Вторым контр аргументом против сторонников анимистической гипотезы: если все же принять, хотя бы и вопреки всякой логике, что человек действительно в том проблематичном прошлом непостижимым образом сочетал в себе одновременно и неразумие дикаря, и ум философа и принимал за реальный мир свои грезы, сновидения и т.п., то этим все-таки ни в коей мере не предполагается и религиозное отношение к ним. От признания чего-то реально существующим до религиозного отношения к нему и обоготворения его – дистанция огромных размеров, которой анимистическая гипотеза, к сожалению, не замечает.
Третьим пунктом критики теории служит то, что “трудно представить себе, чтобы человек, даже только что вышедший из животного состояния, как это утверждается сторонниками анимистической гипотезы, мог поверить в действительность существования того, что ему представлялось в мечтах и сновидениях.

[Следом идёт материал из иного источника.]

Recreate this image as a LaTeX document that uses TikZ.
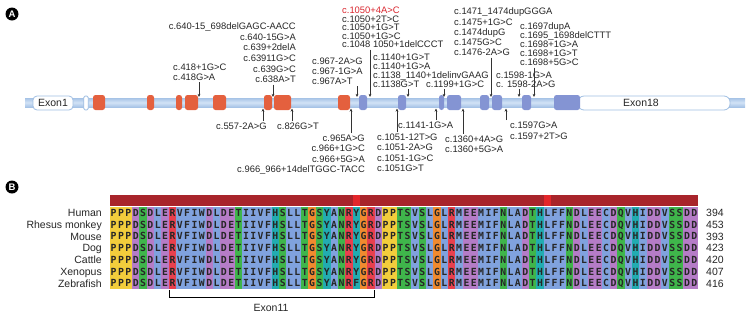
\documentclass[tikz,border=0pt]{standalone}
\usepackage{fontspec}
\setmainfont{Liberation Sans}
\newfontfamily\resfont{DejaVu Sans Mono}
\usetikzlibrary{arrows.meta}
\definecolor{exonred}{HTML}{E4603E}
\definecolor{exonblue}{HTML}{8494D3}
\definecolor{barmid}{HTML}{D2E3F6}
\definecolor{baredge}{HTML}{A6C3E6}
\definecolor{boxedge}{HTML}{9FBEE2}
\definecolor{mutred}{HTML}{D9262E}
\definecolor{consdark}{HTML}{A8242B}
\definecolor{conshigh}{HTML}{E3262B}
\definecolor{aayellow}{HTML}{F2CD3C}
\definecolor{aapurple}{HTML}{B57CC7}
\definecolor{aagreen}{HTML}{3FB54B}
\definecolor{aablue}{HTML}{80A2DE}
\definecolor{aared}{HTML}{E8404E}
\definecolor{aaorange}{HTML}{F08A2F}
\definecolor{aateal}{HTML}{22ACB1}
\colorlet{resP}{aayellow}
\colorlet{resD}{aapurple}\colorlet{resE}{aapurple}
\colorlet{resS}{aagreen}\colorlet{resT}{aagreen}\colorlet{resN}{aagreen}\colorlet{resQ}{aagreen}
\colorlet{resL}{aablue}\colorlet{resV}{aablue}\colorlet{resF}{aablue}\colorlet{resI}{aablue}
\colorlet{resW}{aablue}\colorlet{resA}{aablue}\colorlet{resM}{aablue}\colorlet{resC}{aablue}
\colorlet{resR}{aared}
\colorlet{resG}{aaorange}
\colorlet{resH}{aateal}\colorlet{resY}{aateal}
\newcommand{\seqhuman}{P,P,P,D,S,D,L,E,R,V,F,I,W,D,L,D,E,T,I,I,V,F,H,S,L,L,T,G,S,Y,A,N,R,Y,G,R,D,P,P,T,S,V,S,L,G,L,R,M,E,E,M,I,F,N,L,A,D,T,H,L,F,F,N,D,L,E,E,C,D,Q,V,H,I,D,D,V,S,S,D,D}
\newcommand{\seqzebra}{P,P,P,D,S,D,L,E,R,V,F,I,W,D,L,D,E,T,I,I,V,F,H,S,L,L,T,G,S,Y,A,N,R,F,G,R,D,P,P,T,S,V,S,L,G,L,R,M,E,E,M,I,F,N,L,A,D,T,H,F,F,F,N,D,L,E,E,C,D,Q,V,H,I,D,D,V,S,S,D,D}
\newcommand{\mutfont}[1]{\fontsize{9.4}{#1}\selectfont}

\begin{document}
\lineskiplimit=-9pt
\begin{tikzpicture}[x=1pt, y=-1pt,
  mut/.style={inner sep=0, text=black!85, font=\mutfont{#1}},
  sp/.style={inner sep=0, text=black!85, text height=7.6pt, text depth=0pt, font=\fontsize{10.5}{10.5}\selectfont},
  aa/.style={inner sep=0, text=black!85, text height=7pt, text depth=0pt, font=\resfont\bfseries\fontsize{9.8}{9.8}\selectfont},
  exbox/.style={draw=boxedge, line width=0.8pt, fill=white, rounded corners=4pt, minimum height=14pt, inner sep=0, text=black!85, font=\fontsize{10.5}{10.5}\selectfont},
  tag/.style={circle, fill=black, text=white, inner sep=0, minimum size=13pt, font=\bfseries\fontsize{9.5}{9.5}\selectfont},
  arr/.style={-{Stealth[length=3.2pt,width=2.8pt]}, line width=0.6pt, black!80, shorten <=1.5pt},
  brk/.style={line width=0.9pt, black}]
\useasboundingbox (0,0) rectangle (751,317);

\node[tag] (tagA) at (12,14) {A};
\node[tag] (tagB) at (12,187) {B};

\shade[top color=baredge, bottom color=baredge, middle color=barmid] (25,98) rectangle (745,107);
\node[exbox, minimum width=40pt] (ex1) at (53,103) {Exon1};
\node[exbox, minimum width=4.5pt, rounded corners=1.5pt] (ex1b) at (86,103) {};
\node[exbox, minimum width=152pt, rounded corners=6pt] (ex18) at (654,103) {};
\node[sp] (ex18lbl) at (641,103) {Exon18};
\foreach \a/\b in {93/105,147/154,176/182,185/198,213/226,264/272,274/291,338/350}
  \fill[exonred, rounded corners=2.5pt] (\a,95) rectangle (\b,110);
\foreach \a/\b in {359/367,398/406,439/444,447/461,480/489,492/502,522/531,554/580}
  \fill[exonblue, rounded corners=2.5pt] (\a,95) rectangle (\b,110);

\node[mut=10.6, align=right, anchor=north east] (s640) at (296,22.7) {c.640-15\_698delGAGC-AACC\\c.640-15G>A\\c.639+2delA\\c.63911G>C\\c.639G>C\\c.638A>T};
\node[mut=10, align=left, anchor=north west] (s418) at (173,63.7) {c.418+1G>C\\c.418G>A};
\node[mut=10, align=left, anchor=north west] (s967) at (312,57.7) {c.967-2A>G\\c.967-1G>A\\c.967A>T};
\node[mut=8.6, align=left, anchor=north west] (s1050) at (342,6.7) {\textcolor{mutred}{c.1050+4A>C}\\c.1050+2T>C\\c.1050+1G>T\\c.1050+1G>C\\c.1048 1050+1delCCCT};
\node[mut=9, align=left, anchor=north west] (s1140) at (373,53.7) {c.1140+1G>T\\c.1140+1G>A\\c.1138\_1140+1delinvGAAG\\c.1138G>T};
\node[mut=9, align=left, anchor=north west] (s1199) at (426,80.7) {c.1199+1G>C};
\node[mut=10.3, align=left, anchor=north west] (s1471) at (454,7.7) {c.1471\_1474dupGGGA\\c.1475+1G>C\\c.1474dupG\\c.1475G>C\\c.1476-2A>G};
\node[mut=9, align=left, anchor=north west] (s1598) at (496,71.7) {c.1598-1G>A\\c. 1598-2A>G};
\node[mut=9, align=left, anchor=north west] (s1697) at (520,22.7) {c.1697dupA\\c.1695\_1698delCTTT\\c.1698+1G>A\\c.1698+1G>T\\c.1698+5G>C};

\node[mut=10, align=left, anchor=north west] (s557) at (216,122.7) {c.557-2A>G};
\node[mut=10, align=left, anchor=north west] (s826) at (277,122.7) {c.826G>T};
\node[mut=10.3, align=right, anchor=north east] (s965) at (365,134.7) {c.965A>G\\c.966+1G>C\\c.966+5G>A\\c.966\_966+14delTGGC-TACC};
\node[mut=10.3, align=left, anchor=north west] (s1051) at (377,133.7) {c.1051-12T>G\\c.1051-2A>G\\c.1051-1G>C\\c.1051G>T};
\node[mut=10, align=left, anchor=north west] (s1141) at (398,121.7) {c.1141-1G>A};
\node[mut=10, align=left, anchor=north west] (s1360) at (445,135.7) {c.1360+4A>G\\c.1360+5G>A};
\node[mut=11, align=left, anchor=north west] (s1597) at (510,121.7) {c.1597G>A\\c.1597+2T>G};

\foreach \n/\x in {640/273,418/199,967/357,1050/370,1140/408,1199/444,1471/491,1598/519,1697/534}{
  \coordinate (t\n) at (\x,97);
  \draw[arr] (s\n.south -| t\n) -- (t\n);
}
\foreach \n/\x in {557/263,826/292,965/351,1051/397,1141/436,1360/463,1597/506}{
  \coordinate (t\n) at (\x,108.5);
  \draw[arr] (s\n.north -| t\n) -- (t\n);
}

\fill[consdark] (110,195) rectangle (698,206);
\fill[conshigh] (352.6,195) rectangle +(7.35,11);
\fill[conshigh] (543.7,195) rectangle +(7.35,11);
\foreach \r [count=\i] in \seqhuman
  \fill[res\r] ({110+(\i-1)*7.35},207) rectangle +(7.45,82);
\foreach \k in {1,...,6}{
  \foreach \r [count=\i] in \seqhuman
    \node[aa] (a\k-\i) at ({106.325+\i*7.35},{201.125+\k*11.75}) {\r};
}
\foreach \r [count=\i] in \seqzebra
  \node[aa] (a7-\i) at ({106.325+\i*7.35},283.375) {\r};
\foreach \sp/\len [count=\k] in {Human/394, Rhesus monkey/453, Mouse/393, Dog/423, Cattle/420, Xenopus/407, Zebrafish/416}{
  \node[sp, anchor=east] (sp\k) at (102,{201.125+\k*11.75}) {\sp};
  \node[sp, anchor=west] (len\k) at (706,{201.125+\k*11.75}) {\len};
}

\coordinate (exL) at (169,290);
\coordinate (exR) at (374,290);
\draw[brk] (exL) -- ++(0,7) -| (exR);
\node[sp] (ex11) at (271,308) {Exon11};
\end{tikzpicture}
\end{document}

Все говорит скорее о противоположном.
Во-первых, сон не является для него чем-то совершенно неожиданным, вдруг оказавшимся перед его сознанием и поразившим его своей внезапностью и исключительностью. Напротив, это явление вполне обычное. Оно присуще даже животным. И человек с ним, можно сказать, рождается и умирает.

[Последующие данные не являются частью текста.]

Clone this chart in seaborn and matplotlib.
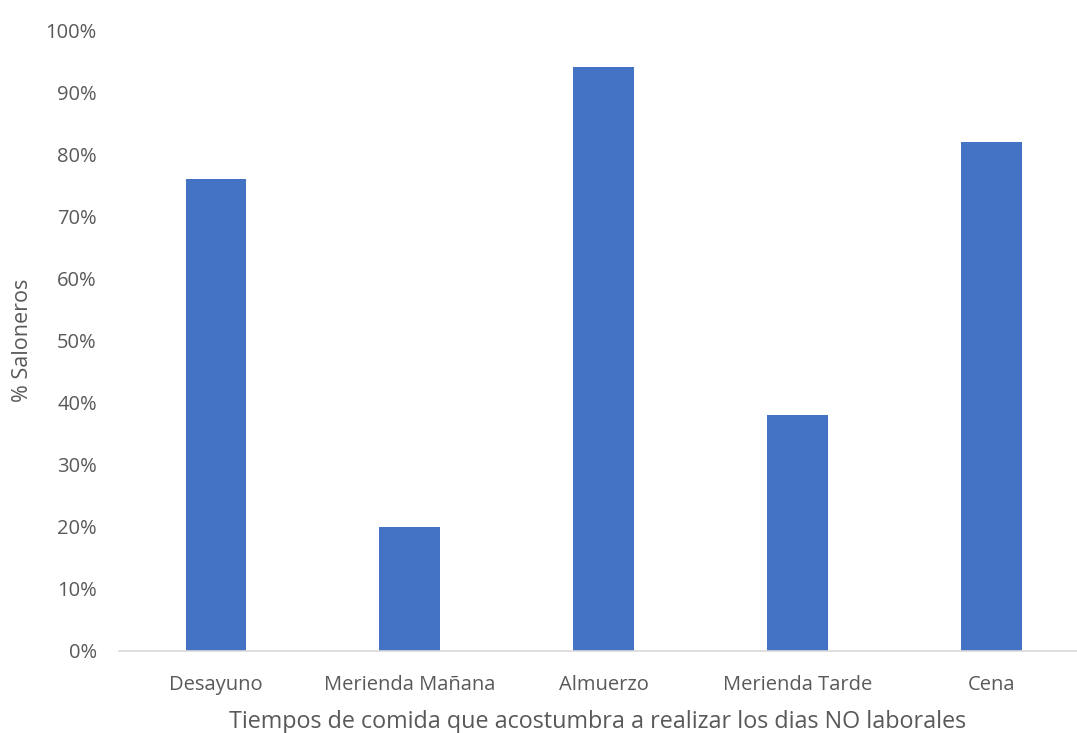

Во-вторых, подавляющее большинство сновидений представляет собой беспорядочные сочетания обрывков мыслей, переживаний, чувств, фрагментов повседневной жизни и т.д. – то есть то, что никак не может быть осознано как нечто единое целое и поэтому вызывать к себе доверие
В-третьих, многие сновидения необходимо должны были порождать у человека прямое недоверие к снам. Например, сытно поев во сне, человек, проснувшись, ощущает прежний голод. Или, одержав во сне победу над врагом, он, проснувшись, находит все в прежнем положении. Может ли возникнуть при этом вера подобным сновидениям, а тем более религиозное к ним отношение?

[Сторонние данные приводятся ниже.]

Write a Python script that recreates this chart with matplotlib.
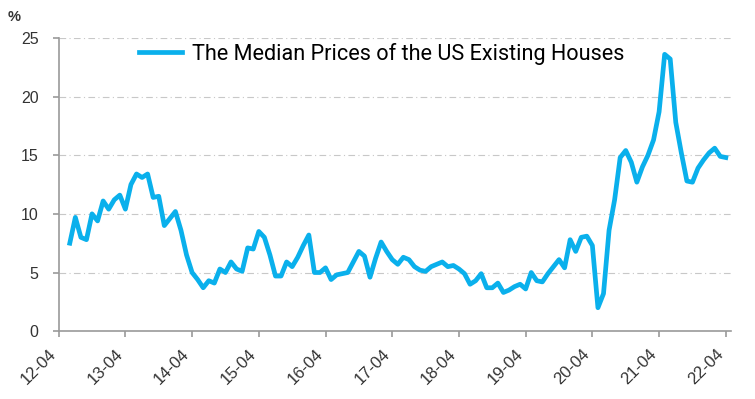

Наконец, совершенно загадочным и необъяснимым в рамках анимистической гипотезы представляется факт всеобщности религии в человечестве. Известно, как трудно убедить кого-либо в чем-то, выходящем за рамки повседневного опыта. Это тем более относится к таким фактам, как бытие мира сверхчувственного, бытие Бога. Тем более странным представляется, чтобы какие-то сновидения некоторых лиц, их грезы или мечты смогли убедить в бытии духов не одного-двух людей, не узкий круг родных и близких, даже не отдельные племена, но все человечество.
В целом же, из-за методологической несостоятельности анимистической гипотезы современные антропологи отвергают эволюционную ориентированность анимистической теории происхождения религии, однако признают, что описанная гипотеза, объединенная названием “анимизм”, является довольно распространенной.[20]
Заключение
В заключение данной работы хотелось бы отметить, что, несмотря на всю несостоятельность анимистической гипотезы происхождения религии, она всё же продолжает оставаться весьма популярной.
По мнению автора, секрет этой популярности лежит далеко за пределами здравого смысла, который сторонники безбожных гипотез попирают на каждом шагу. Всему корень сатанинская гордыня человека, которому не нужен Бог, для которого он сам мера всех вещей. Основа солидарности безбожного, отступившего от Христа мира одна во все времена – это богоборчество, в самых различных его вариациях. Формы богоборчества бывают, конечно, разные, зачастую по своему внешнему виду совершенно противоположные друг другу (как, например, теории Канта и Гегеля), но всегда едины в одном – нежелании познавать и исполнять Волю Божью. Поэтому неудивительно, что и идеи сэра Э.Б. Тейлора, нашли весьма добрую почву в умах низвергающейся в бездну духовно-нравственного разврата “прогрессивной” части человеческого рода.